EXERCISE TASK: Take every line from the first down to the line with "import * as" and set it down exactly, without the pictures.

COLLECTED DATA:
■ ■ ■ ■

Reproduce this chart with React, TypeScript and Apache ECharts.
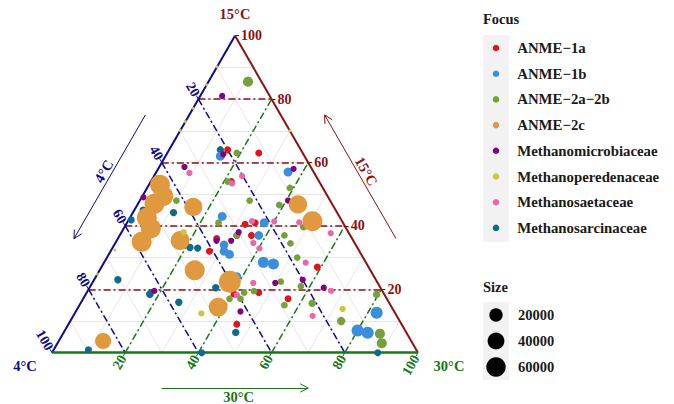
import { useEffect, useRef } from "react";
import * as echarts from "echarts";

const FONT = "'Liberation Serif','Times New Roman',serif";
const C_BLUE = "#0b0b8c";
const C_RED = "#8b1212";
const C_GREEN = "#167816";
const C_GRID = "#e3e3e3";
const C_TEXT = "#1a1a1a";

const categories = [
  "ANME−1a",
  "ANME−1b",
  "ANME−2a−2b",
  "ANME−2c",
  "Methanomicrobiaceae",
  "Methanoperedenaceae",
  "Methanosaetaceae",
  "Methanosarcinaceae",
];
const catColors = ["#e0141c", "#3b8edb", "#76a03a", "#e0993e", "#800080", "#c9c83c", "#e868a8", "#0c6a8a"];

// rows: [15°C, 4°C, 30°C, size]
const anme1a = [
  [64, 20, 16, 1000], [63, 12, 25, 1000], [54, 24, 22, 1000], [40.5, 27, 32.5, 1000],
  [41, 24, 35, 1000], [36, 37, 27, 1000], [37, 31, 32, 1000], [37, 27, 36, 1000],
  [32, 41, 27, 1000], [27, 14, 59, 1000], [18.5, 41, 40.5, 1000], [19, 34, 47, 1000],
  [17, 27, 56, 1000], [9, 45, 46, 1000],
];
const anme1b = [
  [62, 23, 15, 4300], [57, 7, 36, 4300], [43, 32, 25, 4000], [41, 21.5, 37.5, 4300],
  [37, 25, 38, 3500], [34, 36, 30, 3500], [32, 37, 31, 3500], [31, 36, 33, 4000],
  [28.5, 28, 43.5, 10000], [28, 25.5, 46.5, 10000], [24, 37.5, 38.5, 4000],
  [12.6, 5, 82.4, 14000], [7, 13, 80, 14000], [6.3, 10.6, 83.1, 14000],
];
const anme2a2b = [
  [85.5, 3.7, 10.8, 7000], [63, 18, 19, 700], [54, 25, 21, 700], [52, 9, 39, 700],
  [48, 22, 30, 700], [46.6, 14.6, 38.8, 700], [48, 42, 10, 700], [41, 34, 25, 700],
  [39.6, 11.5, 48.9, 700], [37, 31, 32, 700], [37, 18, 45, 700], [34.5, 17.6, 47.9, 700],
  [30, 18, 52, 700], [22.4, 26.3, 51.3, 700], [21, 21.5, 57.5, 700], [19, 38, 43, 700],
  [19.4, 35.1, 45.5, 700], [17, 40, 43, 700], [17, 43, 40, 700], [15, 29, 56, 700],
  [15.6, 21.1, 63.3, 1500], [10, 16, 74, 3000], [18.4, 2.1, 79.5, 1500],
  [6, 7.4, 86.6, 7000], [3, 8.4, 88.6, 7000],
];
const anme2c = [
  [53, 44, 3, 65000], [49.4, 44.9, 5.7, 65000], [47, 48.5, 4.5, 65000], [46, 38.4, 15.6, 50000],
  [42.6, 52.8, 4.6, 65000], [39.2, 53.4, 7.4, 65000], [35, 58, 7, 65000], [35.4, 47.3, 17.3, 55000],
  [26, 48, 26, 65000], [22.4, 40.2, 37.4, 84000], [14.4, 47.4, 38.2, 55000],
  [46.8, 9.4, 43.8, 52000], [41.5, 8.1, 50.4, 65000], [3.7, 84.2, 12.1, 35000],
];
const methanomicrobiaceae = [
  [81, 13, 6, 300], [62.6, 21.9, 15.5, 300], [58, 5, 37, 300], [58.6, 34.5, 6.9, 300],
  [48, 11.5, 40.5, 300], [49, 50.5, 0.5, 300], [35.3, 33.4, 31.3, 300], [38, 30, 32, 300],
  [35.3, 37.4, 27.3, 300], [19.5, 62.3, 18.2, 300], [22, 28, 50, 300], [23, 20, 57, 300],
  [20.5, 15.5, 64, 300], [13, 42, 45, 300],
];
const methanoperedenaceae = [
  [38, 45, 17, 300], [12.4, 53, 34.6, 300], [13.8, 13.7, 72.5, 300],
  [90.2, 9.8, 0, 0], [84.5, 15.5, 0, 0], [77.1, 22.9, 0, 0], [72.9, 27.1, 0, 0],
  [70.1, 29.9, 0, 0], [32.4, 66.6, 1, 0], [24.8, 75.2, 0, 0], [70, 0, 30, 0],
];
const methanosaetaceae = [
  [56.7, 34.1, 9.2, 300], [55.7, 20.2, 24.1, 300], [53.4, 24.1, 22.5, 300], [41.5, 24.6, 33.9, 300],
  [41.4, 18.6, 40, 300], [41.1, 11.9, 47, 300], [37.7, 5, 57.3, 300], [34.6, 27.7, 37.7, 300],
  [32.9, 26.9, 40.2, 300], [28.4, 16.5, 55.1, 300], [22, 34, 44, 300], [19.5, 14, 66.5, 300],
  [18.2, 40.4, 41.4, 300], [11.6, 23, 65.4, 300],
];
const methanosarcinaceae = [
  [64, 22, 14, 1400], [44.2, 44.7, 11.1, 1400], [45, 52.6, 2.4, 1000], [41.9, 57.4, 0.7, 1000],
  [33.2, 45.7, 21.1, 1400], [33, 43.7, 23.3, 1400], [23, 70.5, 6.5, 1400], [18.5, 64, 17.5, 2000],
  [15.9, 57.4, 26.7, 1400], [20.5, 45, 34.5, 1400], [6.4, 46.6, 47, 1400],
  [0.9, 89.6, 9.5, 1000], [0, 59.1, 40.9, 1000], [0, 11, 89, 1000],
];
const groupData = [anme1a, anme1b, anme2a2b, anme2c, methanomicrobiaceae, methanoperedenaceae, methanosaetaceae, methanosarcinaceae];
const drawOrder = [7, 0, 1, 2, 4, 3, 5, 6];

const tickValues = [20, 40, 60, 80, 100];
const minorSteps = [10, 20, 30, 40, 50, 60, 70, 80, 90];
const majorSteps = [20, 40, 60, 80];
const sizeBreaks = [20000, 40000, 60000];
const sizeBreakLabels = ["20000", "40000", "60000"];
const axisTop = "15°C";
const axisLeft = "4°C";
const axisRight = "30°C";

// geometry: 1 data unit = PX pixels, triangle side = 100 units
const PX = 3.66;
const OX = 52;
const OY = 352.7;
const CW = 674;
const CH = 404;
const H = Math.sqrt(3) / 2;

type P = [number, number];
function tern(t15: number, t4: number, t30: number): P {
  const s = t15 + t4 + t30;
  const a = (t15 / s) * 100;
  const c = (t30 / s) * 100;
  return [c + a / 2, a * H];
}
function shift(p: P, nx: number, ny: number, px: number): P {
  return [p[0] + (nx * px) / PX, p[1] + (ny * px) / PX];
}
function sizeToDiam(v: number) {
  return v <= 0 ? 3 : 2 * (2.6 + 0.029 * Math.sqrt(v));
}
function arrowSegs(p0: P, p1: P, len = 9, angDeg = 28): P[][] {
  const dx = p1[0] - p0[0];
  const dy = p1[1] - p0[1];
  const n = Math.hypot(dx, dy);
  const ux = dx / n;
  const uy = dy / n;
  const a = (angDeg * Math.PI) / 180;
  const L = len / PX;
  const h = (s: number): P => {
    const rx = ux * Math.cos(s * a) - uy * Math.sin(s * a);
    const ry = ux * Math.sin(s * a) + uy * Math.cos(s * a);
    return [p1[0] - L * rx, p1[1] - L * ry];
  };
  return [[p0, p1], [p1, h(1)], [p1, h(-1)]];
}

function segSeries(segs: P[][], color: string, width: number, type: any, z: number) {
  return {
    type: "lines",
    coordinateSystem: "cartesian2d",
    silent: true,
    polyline: false,
    z,
    data: segs.map((s) => ({ coords: s })),
    lineStyle: { color, width, type, opacity: 1, cap: "butt" },
    effect: { show: false },
  };
}

function labelSeries(items: { pos: P; text: string }[], color: string, rotate: number, align: string, padding: number[], fontSize: number, z = 20) {
  return {
    type: "scatter",
    silent: true,
    z,
    symbol: "circle",
    symbolSize: 1,
    data: items.map((it) => ({ value: it.pos, name: it.text })),
    itemStyle: { color: "rgba(0,0,0,0)" },
    label: {
      show: true,
      position: "inside",
      formatter: "{b}",
      rotate,
      align,
      verticalAlign: "middle",
      padding,
      color,
      opacity: 1,
      fontSize,
      fontWeight: "bold",
      fontFamily: FONT,
    },
    labelLayout: { hideOverlap: false },
  };
}

function buildOption() {
  const DASH = [7, 3, 2, 3];
  const series: any[] = [];

  const minorSegs: P[][] = [];
  minorSteps.forEach((k) => {
    minorSegs.push([tern(k, 100 - k, 0), tern(k, 0, 100 - k)]);
    minorSegs.push([tern(100 - k, k, 0), tern(0, k, 100 - k)]);
    minorSegs.push([tern(0, 100 - k, k), tern(100 - k, 0, k)]);
  });
  series.push(segSeries(minorSegs, C_GRID, 0.9, "solid", 1));

  series.push(segSeries(majorSteps.map((k) => [tern(k, 100 - k, 0), tern(k, 0, 100 - k)]), C_RED, 1.5, DASH, 2));
  series.push(segSeries(majorSteps.map((k) => [tern(100 - k, k, 0), tern(0, k, 100 - k)]), C_BLUE, 1.5, DASH, 2));
  series.push(segSeries(majorSteps.map((k) => [tern(0, 100 - k, k), tern(100 - k, 0, k)]), C_GREEN, 1.5, DASH, 2));

  // edges
  series.push(segSeries([[tern(0, 100, 0), tern(100, 0, 0)]], C_BLUE, 2, "solid", 3));
  series.push(segSeries([[tern(100, 0, 0), tern(0, 0, 100)]], C_RED, 2, "solid", 3));
  series.push(segSeries([[tern(0, 100, 0), tern(0, 0, 100)]], C_GREEN, 2.6, "solid", 3));

  // small ticks
  const TL = 4;
  series.push(segSeries(tickValues.map((k) => { const p = tern(k, 0, 100 - k); return [p, shift(p, 1, 0, TL)]; }), C_RED, 1, "solid", 3));
  series.push(segSeries(tickValues.map((k) => { const p = tern(100 - k, k, 0); return [p, shift(p, -0.5, H, TL)]; }), C_BLUE, 1, "solid", 3));
  series.push(segSeries(tickValues.map((k) => { const p = tern(0, 100 - k, k); return [p, shift(p, -0.5, -H, TL)]; }), C_GREEN, 1, "solid", 3));

  // arrows
  const nL: P = [-H, 0.5];
  const nR: P = [H, 0.5];
  series.push(segSeries(arrowSegs(shift(tern(69, 31, 0), nL[0], nL[1], 38), shift(tern(30, 70, 0), nL[0], nL[1], 38)), C_BLUE, 1, "solid", 3));
  series.push(segSeries(arrowSegs(shift(tern(30, 0, 70), nR[0], nR[1], 38), shift(tern(69, 0, 31), nR[0], nR[1], 38)), C_RED, 1, "solid", 3));
  series.push(segSeries(arrowSegs(shift(tern(0, 70, 30), 0, -1, 35.3), shift(tern(0, 30, 70), 0, -1, 35.3)), C_GREEN, 1, "solid", 3));

  // points
  drawOrder.forEach((gi) => {
    series.push({
      type: "scatter",
      name: categories[gi],
      z: 10,
      silent: true,
      symbol: "circle",
      data: groupData[gi].map((r) => [...tern(r[0], r[1], r[2]), r[3]]),
      symbolSize: (v: number[]) => sizeToDiam(v[2]),
      itemStyle: { color: catColors[gi], opacity: 1 },
    });
  });

  // tick labels
  series.push(labelSeries(tickValues.map((k) => ({ pos: tern(k, 0, 100 - k), text: String(k) })), C_RED, 0, "left", [0, 0, 0, 6], 14));
  series.push(labelSeries(tickValues.map((k) => ({ pos: tern(100 - k, k, 0), text: String(k) })), C_BLUE, -60, "right", [0, 4, 0, 0], 14));
  series.push(labelSeries(tickValues.map((k) => ({ pos: tern(0, 100 - k, k), text: String(k) })), C_GREEN, 60, "right", [0, 4, 0, 0], 14));

  // axis titles at vertices
  series.push(labelSeries([{ pos: shift(tern(100, 0, 0), 0, 1, 21.7), text: axisTop }], C_RED, 0, "center", [0, 0, 0, 0], 14.5));
  series.push(labelSeries([{ pos: shift(shift(tern(0, 100, 0), -1, 0, 27), 0, -1, 13.3), text: axisLeft }], C_BLUE, 0, "center", [0, 0, 0, 0], 14.5));
  series.push(labelSeries([{ pos: shift(shift(tern(0, 0, 100), 1, 0, 31), 0, -1, 13.3), text: axisRight }], C_GREEN, 0, "center", [0, 0, 0, 0], 14.5));

  // arrow titles
  series.push(labelSeries([{ pos: shift(tern(50, 50, 0), nL[0], nL[1], 46), text: axisLeft }], C_BLUE, 60, "center", [0, 0, 0, 0], 14.5));
  series.push(labelSeries([{ pos: shift(tern(50, 0, 50), nR[0], nR[1], 46), text: axisTop }], C_RED, -60, "center", [0, 0, 0, 0], 14.5));
  series.push(labelSeries([{ pos: shift(tern(0, 49, 51), 0, -1, 44), text: axisRight }], C_GREEN, 0, "center", [0, 0, 0, 0], 14.5));

  // legend key backgrounds and size legend
  const sizeY = [315, 341, 367];
  const graphic: any[] = [
    { type: "rect", silent: true, z: 0, shape: { x: 483, y: 35, width: 26, height: 207 }, style: { fill: "#f2f2f2" } },
    { type: "rect", silent: true, z: 0, shape: { x: 483, y: 302, width: 26, height: 78 }, style: { fill: "#f2f2f2" } },
    { type: "text", silent: true, z: 5, x: 483, y: 19, style: { text: "Focus", fontSize: 14.5, fontWeight: "bold", fontFamily: FONT, fill: C_TEXT, align: "left", verticalAlign: "middle" } },
    { type: "text", silent: true, z: 5, x: 483, y: 287, style: { text: "Size", fontSize: 14.5, fontWeight: "bold", fontFamily: FONT, fill: C_TEXT, align: "left", verticalAlign: "middle" } },
  ];
  sizeBreaks.forEach((v, i) => {
    graphic.push({ type: "circle", silent: true, z: 5, shape: { cx: 496, cy: sizeY[i], r: sizeToDiam(v) / 2 }, style: { fill: "#000" } });
    graphic.push({ type: "text", silent: true, z: 5, x: 518, y: sizeY[i], style: { text: sizeBreakLabels[i], fontSize: 14.5, fontWeight: "bold", fontFamily: FONT, fill: C_TEXT, align: "left", verticalAlign: "middle" } });
  });

  return {
    animation: false,
    backgroundColor: "#ffffff",
    grid: { left: 0, right: 0, top: 0, bottom: 0, containLabel: false },
    xAxis: { type: "value", min: -OX / PX, max: (CW - OX) / PX, show: false },
    yAxis: { type: "value", min: -(CH - OY) / PX, max: OY / PX, show: false },
    legend: {
      data: categories,
      orient: "vertical",
      left: 492.75,
      top: 40,
      padding: 0,
      icon: "circle",
      itemWidth: 6.5,
      itemHeight: 6.5,
      itemGap: 9.7,
      selectedMode: false,
      textStyle: { fontSize: 14.8, lineHeight: 16, fontWeight: "bold", fontFamily: FONT, color: C_TEXT, padding: [0, 0, 0, 13] },
    },
    graphic,
    series,
  };
}

export default function App() {
  const ref = useRef<HTMLDivElement>(null);
  useEffect(() => {
    const chart = echarts.init(ref.current!, null, { renderer: "svg" });
    chart.setOption(buildOption() as any);
    return () => chart.dispose();
  }, []);
  return <div ref={ref} style={{ position: "fixed", left: 0, top: 0, width: CW, height: CH, background: "#fff" }} />;
}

■ ■ ■ ■

FINISHED EXERCISE:
Reproduce this chart with React, TypeScript and Apache ECharts.
import { useEffect, useRef } from "react";
import * as echarts from "echarts";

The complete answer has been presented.